What is being asked: From the top of the records below down to the line containing "import plotly.graph_objects as go", reproduce every line exactly.

Data lines:
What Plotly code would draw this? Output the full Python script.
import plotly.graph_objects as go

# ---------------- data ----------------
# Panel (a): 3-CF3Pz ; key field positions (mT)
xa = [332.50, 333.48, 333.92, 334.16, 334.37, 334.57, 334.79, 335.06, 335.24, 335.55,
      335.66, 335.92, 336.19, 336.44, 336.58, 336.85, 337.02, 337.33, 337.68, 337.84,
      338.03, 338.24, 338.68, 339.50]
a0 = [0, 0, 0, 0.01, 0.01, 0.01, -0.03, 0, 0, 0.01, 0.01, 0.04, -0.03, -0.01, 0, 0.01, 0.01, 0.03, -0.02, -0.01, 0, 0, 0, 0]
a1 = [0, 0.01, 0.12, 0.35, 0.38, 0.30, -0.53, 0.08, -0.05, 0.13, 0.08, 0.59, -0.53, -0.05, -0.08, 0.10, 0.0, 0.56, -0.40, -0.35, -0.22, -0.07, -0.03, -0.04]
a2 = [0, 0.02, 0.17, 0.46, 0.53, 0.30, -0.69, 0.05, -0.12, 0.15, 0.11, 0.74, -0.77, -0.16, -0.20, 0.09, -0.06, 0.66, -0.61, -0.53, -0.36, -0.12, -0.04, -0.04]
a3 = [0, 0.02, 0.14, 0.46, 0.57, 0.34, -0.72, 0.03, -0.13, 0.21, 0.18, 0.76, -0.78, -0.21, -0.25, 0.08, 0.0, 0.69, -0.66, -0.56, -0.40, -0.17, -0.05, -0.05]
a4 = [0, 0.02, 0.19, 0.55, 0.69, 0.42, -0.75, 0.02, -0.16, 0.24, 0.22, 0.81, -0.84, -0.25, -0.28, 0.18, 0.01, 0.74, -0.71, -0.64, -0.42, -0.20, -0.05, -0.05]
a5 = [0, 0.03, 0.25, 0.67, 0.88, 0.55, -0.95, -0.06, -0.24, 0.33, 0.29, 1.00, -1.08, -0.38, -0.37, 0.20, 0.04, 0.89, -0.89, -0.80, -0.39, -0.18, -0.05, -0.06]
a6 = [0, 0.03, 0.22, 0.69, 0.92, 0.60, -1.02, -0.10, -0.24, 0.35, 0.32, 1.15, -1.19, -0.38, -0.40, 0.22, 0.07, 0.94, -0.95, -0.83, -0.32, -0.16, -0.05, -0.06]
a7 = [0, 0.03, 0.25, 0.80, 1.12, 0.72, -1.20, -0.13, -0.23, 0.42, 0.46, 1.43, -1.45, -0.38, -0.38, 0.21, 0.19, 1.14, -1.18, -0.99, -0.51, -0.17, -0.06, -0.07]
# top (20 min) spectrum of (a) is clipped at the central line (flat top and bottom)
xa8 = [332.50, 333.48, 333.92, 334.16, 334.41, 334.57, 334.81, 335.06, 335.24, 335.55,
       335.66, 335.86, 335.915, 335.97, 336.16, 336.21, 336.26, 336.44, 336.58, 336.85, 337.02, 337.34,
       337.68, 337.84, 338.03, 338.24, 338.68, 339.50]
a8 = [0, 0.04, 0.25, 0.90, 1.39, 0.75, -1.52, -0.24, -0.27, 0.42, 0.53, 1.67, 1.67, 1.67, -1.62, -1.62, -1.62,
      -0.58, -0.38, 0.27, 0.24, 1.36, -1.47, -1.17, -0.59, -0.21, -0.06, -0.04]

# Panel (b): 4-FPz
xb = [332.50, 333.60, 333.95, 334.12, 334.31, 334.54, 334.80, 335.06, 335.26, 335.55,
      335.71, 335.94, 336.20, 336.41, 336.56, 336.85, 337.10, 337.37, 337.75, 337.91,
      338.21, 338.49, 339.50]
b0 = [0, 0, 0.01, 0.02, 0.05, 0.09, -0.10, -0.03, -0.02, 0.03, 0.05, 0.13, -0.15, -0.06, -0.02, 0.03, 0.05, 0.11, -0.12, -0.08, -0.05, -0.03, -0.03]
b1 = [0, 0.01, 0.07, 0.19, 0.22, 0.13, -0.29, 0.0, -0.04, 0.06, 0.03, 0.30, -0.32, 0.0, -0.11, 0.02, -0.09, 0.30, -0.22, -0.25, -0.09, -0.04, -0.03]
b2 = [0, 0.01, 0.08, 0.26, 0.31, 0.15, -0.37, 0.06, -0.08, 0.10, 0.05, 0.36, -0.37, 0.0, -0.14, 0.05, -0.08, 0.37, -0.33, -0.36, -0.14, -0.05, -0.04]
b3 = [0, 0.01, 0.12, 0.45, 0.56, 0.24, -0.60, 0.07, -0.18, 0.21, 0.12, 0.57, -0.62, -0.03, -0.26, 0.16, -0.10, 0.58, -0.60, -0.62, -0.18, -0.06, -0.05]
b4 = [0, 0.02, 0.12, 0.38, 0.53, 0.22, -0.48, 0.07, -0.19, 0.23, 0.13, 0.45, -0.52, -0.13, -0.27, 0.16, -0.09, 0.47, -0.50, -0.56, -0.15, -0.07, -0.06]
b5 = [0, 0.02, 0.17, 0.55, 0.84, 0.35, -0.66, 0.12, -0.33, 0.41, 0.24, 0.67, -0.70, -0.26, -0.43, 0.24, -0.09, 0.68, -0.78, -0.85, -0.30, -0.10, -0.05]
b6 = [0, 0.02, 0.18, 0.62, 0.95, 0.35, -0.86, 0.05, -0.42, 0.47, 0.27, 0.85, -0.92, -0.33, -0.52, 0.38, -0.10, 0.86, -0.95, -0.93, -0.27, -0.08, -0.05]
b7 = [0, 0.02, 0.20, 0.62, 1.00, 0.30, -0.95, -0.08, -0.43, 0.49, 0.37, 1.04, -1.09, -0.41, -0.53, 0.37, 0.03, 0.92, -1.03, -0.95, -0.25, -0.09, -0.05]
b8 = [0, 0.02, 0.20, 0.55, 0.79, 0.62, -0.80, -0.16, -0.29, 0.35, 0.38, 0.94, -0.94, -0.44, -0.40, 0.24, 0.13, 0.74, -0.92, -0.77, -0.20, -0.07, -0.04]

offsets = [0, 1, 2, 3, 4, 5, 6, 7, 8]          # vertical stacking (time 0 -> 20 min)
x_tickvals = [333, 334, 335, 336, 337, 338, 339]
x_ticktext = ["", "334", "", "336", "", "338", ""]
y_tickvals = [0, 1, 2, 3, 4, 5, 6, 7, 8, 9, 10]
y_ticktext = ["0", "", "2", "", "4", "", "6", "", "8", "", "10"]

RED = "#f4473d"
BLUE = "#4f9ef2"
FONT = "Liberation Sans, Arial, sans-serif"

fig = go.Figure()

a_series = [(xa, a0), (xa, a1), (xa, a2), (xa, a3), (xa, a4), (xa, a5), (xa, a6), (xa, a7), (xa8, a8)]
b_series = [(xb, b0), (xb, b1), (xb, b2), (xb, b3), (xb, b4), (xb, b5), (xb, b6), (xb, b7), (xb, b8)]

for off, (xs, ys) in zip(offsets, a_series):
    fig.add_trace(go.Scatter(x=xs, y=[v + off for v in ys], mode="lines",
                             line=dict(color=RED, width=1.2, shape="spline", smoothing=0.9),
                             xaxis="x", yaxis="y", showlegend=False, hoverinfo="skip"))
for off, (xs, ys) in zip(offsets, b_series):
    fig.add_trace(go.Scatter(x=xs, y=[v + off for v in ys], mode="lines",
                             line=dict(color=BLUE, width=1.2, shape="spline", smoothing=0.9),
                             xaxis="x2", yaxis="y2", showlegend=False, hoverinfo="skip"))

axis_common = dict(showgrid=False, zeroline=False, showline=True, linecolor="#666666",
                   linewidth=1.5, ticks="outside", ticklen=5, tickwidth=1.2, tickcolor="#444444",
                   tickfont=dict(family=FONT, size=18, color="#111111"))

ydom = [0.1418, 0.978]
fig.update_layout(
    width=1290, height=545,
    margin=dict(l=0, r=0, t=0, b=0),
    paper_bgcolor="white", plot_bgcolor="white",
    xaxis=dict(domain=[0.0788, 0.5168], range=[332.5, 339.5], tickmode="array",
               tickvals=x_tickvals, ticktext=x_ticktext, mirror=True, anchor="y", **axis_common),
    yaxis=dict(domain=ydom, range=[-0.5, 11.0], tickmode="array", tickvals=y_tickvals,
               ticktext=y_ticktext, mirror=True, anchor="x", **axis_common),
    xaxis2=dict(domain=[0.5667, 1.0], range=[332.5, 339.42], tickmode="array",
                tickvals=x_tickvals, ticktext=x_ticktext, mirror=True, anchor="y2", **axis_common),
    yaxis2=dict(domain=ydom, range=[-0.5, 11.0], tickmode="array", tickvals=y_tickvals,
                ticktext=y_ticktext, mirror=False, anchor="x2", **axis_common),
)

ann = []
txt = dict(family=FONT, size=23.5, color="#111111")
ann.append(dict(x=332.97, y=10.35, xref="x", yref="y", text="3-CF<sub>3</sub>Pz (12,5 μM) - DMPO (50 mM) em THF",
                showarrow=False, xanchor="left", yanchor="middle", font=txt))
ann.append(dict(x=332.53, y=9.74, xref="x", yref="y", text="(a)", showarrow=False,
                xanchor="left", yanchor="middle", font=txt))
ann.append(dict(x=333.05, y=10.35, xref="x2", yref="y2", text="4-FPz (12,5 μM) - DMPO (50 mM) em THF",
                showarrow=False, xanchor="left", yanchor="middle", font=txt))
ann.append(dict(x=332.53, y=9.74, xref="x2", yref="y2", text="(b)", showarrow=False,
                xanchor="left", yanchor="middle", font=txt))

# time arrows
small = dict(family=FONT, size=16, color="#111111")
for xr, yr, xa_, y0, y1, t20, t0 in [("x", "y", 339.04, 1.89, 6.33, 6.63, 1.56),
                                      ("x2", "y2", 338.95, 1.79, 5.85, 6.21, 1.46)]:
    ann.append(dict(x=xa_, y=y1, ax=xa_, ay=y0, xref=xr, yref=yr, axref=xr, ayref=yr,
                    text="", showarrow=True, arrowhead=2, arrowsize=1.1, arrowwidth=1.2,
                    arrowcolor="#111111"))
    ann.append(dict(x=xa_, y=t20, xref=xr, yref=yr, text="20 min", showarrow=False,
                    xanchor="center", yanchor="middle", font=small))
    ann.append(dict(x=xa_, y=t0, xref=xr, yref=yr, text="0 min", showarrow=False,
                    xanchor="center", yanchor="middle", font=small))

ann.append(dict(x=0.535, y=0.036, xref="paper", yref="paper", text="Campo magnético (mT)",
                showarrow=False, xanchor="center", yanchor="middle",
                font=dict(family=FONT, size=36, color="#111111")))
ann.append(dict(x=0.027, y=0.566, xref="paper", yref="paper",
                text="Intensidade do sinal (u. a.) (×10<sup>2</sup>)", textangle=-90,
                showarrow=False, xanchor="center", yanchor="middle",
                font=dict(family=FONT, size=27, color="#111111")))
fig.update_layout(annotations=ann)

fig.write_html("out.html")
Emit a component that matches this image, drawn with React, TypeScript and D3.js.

The answer:
What Plotly code would draw this? Output the full Python script.
import plotly.graph_objects as go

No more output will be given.